Importante che i miei giocatori abbiano una visione, che in generale nel mondo io vedo mediocre perché non c’è una visione di appartenenza ma la mediocrità del “così fan tutti” o la difesa dei propri spazi di potere.

Avere una visione è parlare ai giocatori in modo diretto. Vi faccio un esempio. Nella stagione di Siena dopo una stagione iperpositiva, chiusa al secondo posto, perdiamo gara-1 dei playoff con la settima con cui eravamo stati abbinati. In quintetto partì un giocatore giovane, che giocò una gara anonima a differenza di quello più esperto partito dalla panchina che giocò bene. Il giorno dopo li chiamai entrambi nel mio ufficio, parlai a tutti e due e dissi loro che a me interessava il prodotto finale, che dovevano essere loro a decidere se in quintetto in gara-2 dovesse partire il ragazzo giovane o l’altro. La mia decisione fu quella di far decidere loro entro un quarto d’ora. Arrivarono e mi dissero che dopo una stagione in cui avevamo battuto tutti e perso una sola partita era giusto continuare sulla stessa strada.

In Italia ci sono gli scettici e quelli dei “no, no”. La pallacanestro cambia, i tempi di esecuzione si riducono. Io dico che la pallacanestro è per quelli di due metri che sanno fare tutto e che un giocatore sopra i due e dieci farà sempre più fatica.

Golden State ha fatto una cosa storica. Sotto 2-1 nella serie finale con Cleveland ha tolto il pivot titolare, uno da 27 minuti a partita, e giocato senza centro. Sbagliatissimo dire “eh, ma io sono abituato così” o che il giocatore non debba pensare.

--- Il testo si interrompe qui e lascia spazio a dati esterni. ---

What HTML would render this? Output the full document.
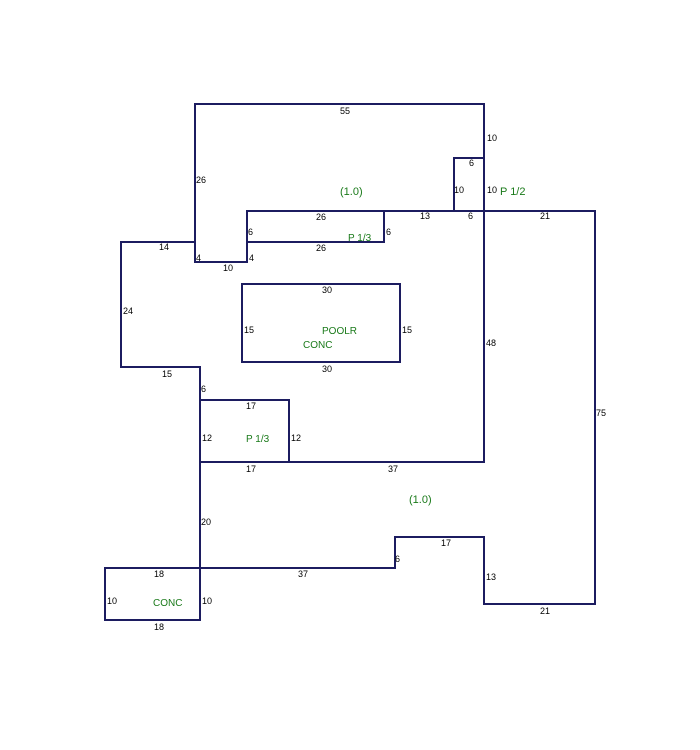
<!DOCTYPE html>
<html><head><meta charset="utf-8"><style>
html,body{margin:0;padding:0;background:#fff;}
svg{display:block;}
text{font-family:"Liberation Sans",sans-serif;font-size:9px;fill:#000;}
.g{fill:#1a7a1a;font-size:11px;}
</style></head><body>
<svg width="700" height="750" viewBox="0 0 700 750">
<g stroke="#1c1c60" stroke-width="2" fill="none" stroke-linecap="square">
<polyline points="195,262 195,104 484,104 484,462"/>
<polyline points="195,262 247,262 247,211 595,211 595,604 484,604 484,537 395,537 395,568 105,568 105,620 200,620 200,367 121,367 121,242 195,242"/>
<polyline points="247,242 384,242 384,211"/>
<polyline points="454,211 454,158 484,158"/>
<polyline points="200,400 289,400 289,462"/>
<line x1="200" y1="462" x2="484" y2="462"/>
<rect x="242" y="284" width="158" height="78"/>
</g>
<text x="340" y="114">55</text>
<text x="487" y="141">10</text>
<text x="469" y="166">6</text>
<text x="454" y="193">10</text>
<text x="487" y="193">10</text>
<text x="468" y="219">6</text>
<text x="420" y="219">13</text>
<text x="540" y="219">21</text>
<text x="196" y="183">26</text>
<text x="316" y="220">26</text>
<text x="316" y="251">26</text>
<text x="248" y="235">6</text>
<text x="386" y="235">6</text>
<text x="196" y="261">4</text>
<text x="249" y="261">4</text>
<text x="223" y="271">10</text>
<text x="159" y="250">14</text>
<text x="123" y="314">24</text>
<text x="162" y="377">15</text>
<text x="201" y="392">6</text>
<text x="246" y="409">17</text>
<text x="202" y="441">12</text>
<text x="291" y="441">12</text>
<text x="246" y="472">17</text>
<text x="388" y="472">37</text>
<text x="322" y="293">30</text>
<text x="244" y="333">15</text>
<text x="402" y="333">15</text>
<text x="322" y="372">30</text>
<text x="486" y="346">48</text>
<text x="596" y="416">75</text>
<text x="201" y="525">20</text>
<text x="441" y="546">17</text>
<text x="395" y="562">6</text>
<text x="486" y="580">13</text>
<text x="540" y="614">21</text>
<text x="298" y="577">37</text>
<text x="154" y="577">18</text>
<text x="107" y="604">10</text>
<text x="202" y="604">10</text>
<text x="154" y="630">18</text>
<text class="g" x="340" y="195">(1.0)</text>
<text class="g" x="500" y="195">P 1/2</text>
<text class="g" x="348" y="241" style="font-size:10px">P 1/3</text>
<text class="g" x="322" y="334" style="font-size:10px">POOLR</text>
<text class="g" x="303" y="348" style="font-size:10px">CONC</text>
<text class="g" x="246" y="442" style="font-size:10px">P 1/3</text>
<text class="g" x="409" y="503">(1.0)</text>
<text class="g" x="153" y="606" style="font-size:10px">CONC</text>
</svg>
</body></html>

Ci sono poi quelli dei “no, no” e l’Italia è un grande esempio. Di quelli che devono mantenere i centri di potere senza cambiare nulla. Quelli che spingono per una prestazione medio-bassa così me la cavo. Il senso di urgenza però deve essere comune, altrimenti chi lo persegue passa solo per uno che rompe le scatole.

All’inizio del mio intervento si parlava di sogni. Nonostante veda la mediocrità che ci circonda, voglio comunque pensare che si possa arrivare ad una cultura del cambiamento».